Academic background
- Alma mater: University of Melbourne, Australian National University, University of Tokyo

Academic work
- Institutions: University of the South Pacific

= Sandra Tarte =

Fijiian academic and political commentator

Dr. Sandra Tarte is an academic and political commentator from Fiji.

== Background ==
Tarte grew up in Fiji. She has a BA in Political Science from the University of Melbourne and a PhD in East Asian Studies from Australian National University. She has also studied at the University of Tokyo.

== Career ==
Tarte began her career as a journalist for the Fiji Times and Islands Business magazine.

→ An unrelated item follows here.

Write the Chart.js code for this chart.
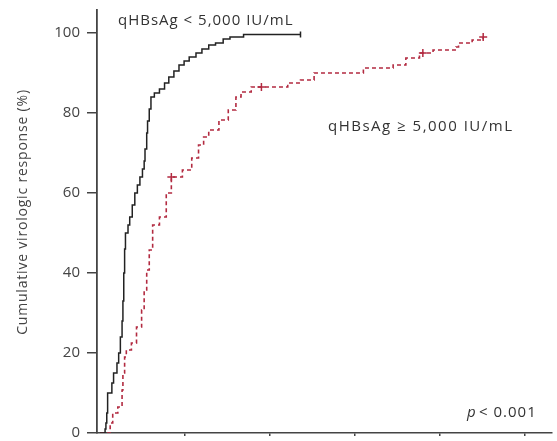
<!DOCTYPE html>
<html>
<head>
<meta charset="utf-8">
<script src="https://cdn.jsdelivr.net/npm/chart.js@4"></script>
<style>
  html, body { margin: 0; padding: 0; background: #fff; }
  #chart { display: block; }
</style>
</head>
<body>
<canvas id="chart" width="557" height="441"></canvas>
<script>
// time in tick units (one tick = one unit), response in %
const lowT = [0, 0.05, 0.06, 0.07, 0.08, 0.09, 0.14, 0.16, 0.2, 0.22, 0.24, 0.26, 0.27, 0.28, 0.29, 0.3, 0.33, 0.35, 0.38, 0.41, 0.44, 0.47, 0.5, 0.52, 0.53, 0.55, 0.56, 0.58, 0.6, 0.64, 0.7, 0.76, 0.81, 0.87, 0.93, 0.99, 1.05, 1.13, 1.2, 1.28, 1.36, 1.45, 1.53, 1.69, 2.36];
const lowY = [0, 0, 1, 2.5, 5, 10, 12.5, 15, 17.5, 20, 24, 28, 33, 40, 46, 50, 52, 54, 57, 60, 62, 64, 66, 68, 71, 75, 78, 81, 84, 85, 86, 87.5, 89, 90.5, 92, 93, 94, 95, 96, 97, 97.5, 98.5, 99, 99.6, 99.6];

const highT = [0, 0.06, 0.12, 0.15, 0.21, 0.26, 0.27, 0.29, 0.31, 0.37, 0.43, 0.49, 0.52, 0.55, 0.58, 0.62, 0.7, 0.78, 0.84, 0.97, 1.08, 1.16, 1.22, 1.28, 1.4, 1.51, 1.6, 1.66, 1.78, 2.06, 2.21, 2.36, 2.52, 3.02, 3.1, 3.45, 3.6, 3.76, 3.92, 4.19, 4.22, 4.38, 4.51];
const highY = [0, 0, 2.5, 5, 6.5, 10.75, 15, 19, 20.75, 22.5, 26.5, 30.75, 35.75, 40.75, 45.75, 52, 54, 60, 64, 65.75, 68.75, 72, 74, 75.75, 78.25, 80.75, 84, 85.25, 86.5, 86.5, 87.5, 88.25, 90, 90, 91.25, 92, 93.75, 95, 95.75, 96.5, 97.5, 98.25, 99];

const censorHighT = [0.84, 1.9, 3.8, 4.51];
const censorHighY = [64, 86.5, 95, 99];
const censorLowT = [2.36];
const censorLowY = [99.6];

const xTicks = [1, 2, 3, 4, 5];
const yTicks = [0, 20, 40, 60, 80, 100];

const RED = '#b22a40';
const INK = '#333';
const toPts = (t, y) => t.map((v, i) => ({ x: v, y: y[i] }));

const labels = {
  id: 'labels',
  afterDraw(chart) {
    const ctx = chart.ctx;
    ctx.save();
    ctx.fillStyle = INK;
    ctx.textBaseline = 'alphabetic';
    ctx.textAlign = 'left';
    ctx.font = '15px "Open Sans"';
    ctx.letterSpacing = '1px';
    ctx.fillText('qHBsAg < 5,000 IU/mL', 118, 25);
    ctx.letterSpacing = '1.5px';
    ctx.fillText('qHBsAg \u2265 5,000 IU/mL', 328, 131);
    ctx.letterSpacing = '1px';
    ctx.font = 'italic 15px "Open Sans"';
    ctx.fillText('p', 467, 417);
    ctx.font = '15px "Open Sans"';
    ctx.fillText('< 0.001', 479, 417);
    ctx.translate(23, 212);
    ctx.rotate(-Math.PI / 2);
    ctx.textAlign = 'center';
    ctx.textBaseline = 'middle';
    ctx.font = '14px "Open Sans"';
    ctx.letterSpacing = '0.8px';
    ctx.fillStyle = '#444';
    ctx.fillText('Cumulative virologic response (%)', 0, 0);
    ctx.restore();
  }
};

new Chart(document.getElementById('chart'), {
  type: 'line',
  data: {
    datasets: [
      { data: toPts(lowT, lowY), borderColor: '#222', borderWidth: 1.5, stepped: 'before', pointRadius: 0, fill: false },
      { data: toPts(highT, highY), borderColor: RED, borderWidth: 1.6, borderDash: [4, 3], stepped: 'before', pointRadius: 0, fill: false },
      { type: 'scatter', data: toPts(censorHighT, censorHighY), pointStyle: 'cross', pointRadius: 4, borderColor: RED, borderWidth: 1.5, showLine: false },
      { type: 'scatter', data: toPts(censorLowT, censorLowY), pointStyle: 'line', rotation: 90, pointRadius: 3, borderColor: '#222', borderWidth: 1.5, showLine: false }
    ]
  },
  options: {
    responsive: false,
    animation: false,
    devicePixelRatio: 1,
    layout: { padding: { top: 10, right: 0, left: 0, bottom: 0 } },
    plugins: { legend: { display: false }, tooltip: { enabled: false } },
    scales: {
      x: {
        type: 'linear',
        min: -0.035,
        max: 5.314,
        afterBuildTicks: s => { s.ticks = xTicks.map(v => ({ value: v })); },
        afterFit: s => { s.height = 8; s.paddingLeft = 0; s.paddingRight = 0; },
        ticks: { display: false },
        grid: { drawOnChartArea: false, tickLength: 3, color: '#444', lineWidth: 1.5 },
        border: { color: '#444', width: 1.5 }
      },
      y: {
        type: 'linear',
        min: 0,
        max: 105.75,
        afterBuildTicks: s => { s.ticks = yTicks.map(v => ({ value: v })); },
        afterFit: s => { s.width = 97; s.paddingTop = 0; s.paddingBottom = 0; },
        ticks: { color: '#444', font: { family: 'Open Sans', size: 15 }, padding: 7 },
        grid: { drawOnChartArea: false, tickLength: 10, color: '#444', lineWidth: 1.5 },
        border: { color: '#444', width: 1.8 }
      }
    }
  },
  plugins: [labels]
});
</script>
</body>
</html>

Since 1995, Tarte has been a lecturer and senior lecturer at the University of the South Pacific in Suva. She is currently Associate Professor and Head of the School of Government, Development and International Affairs in the Faculty of Business and Economics. Prior to her current position she was Head of School of Social Sciences in the Faculty of Arts and Law between 2007 and 2009.

Published books by Tarte include The New Pacific Diplomacy (2015, co-editor with Greg Fry), Japan’s Aid Diplomacy and the Pacific Islands (1998) and Diplomatic Strategies: the Pacific Islands and Japan (1997). She is also the author of numerous academic papers, including publishing in The Contemporary Pacific and Journal of Pacific Studies.

Tarte's academic focus is the Pacific region, specifically regarding regional cooperation and politics. She has consulted for several international organizations including the South Pacific Forum Fisheries Agency, the South Pacific Regional Environment Program, and Greenpeace (Pacific). She is currently on the advisory panel for the Pacific Leadership Forum and a regular speaker with the leadership forum, Leadership Fiji.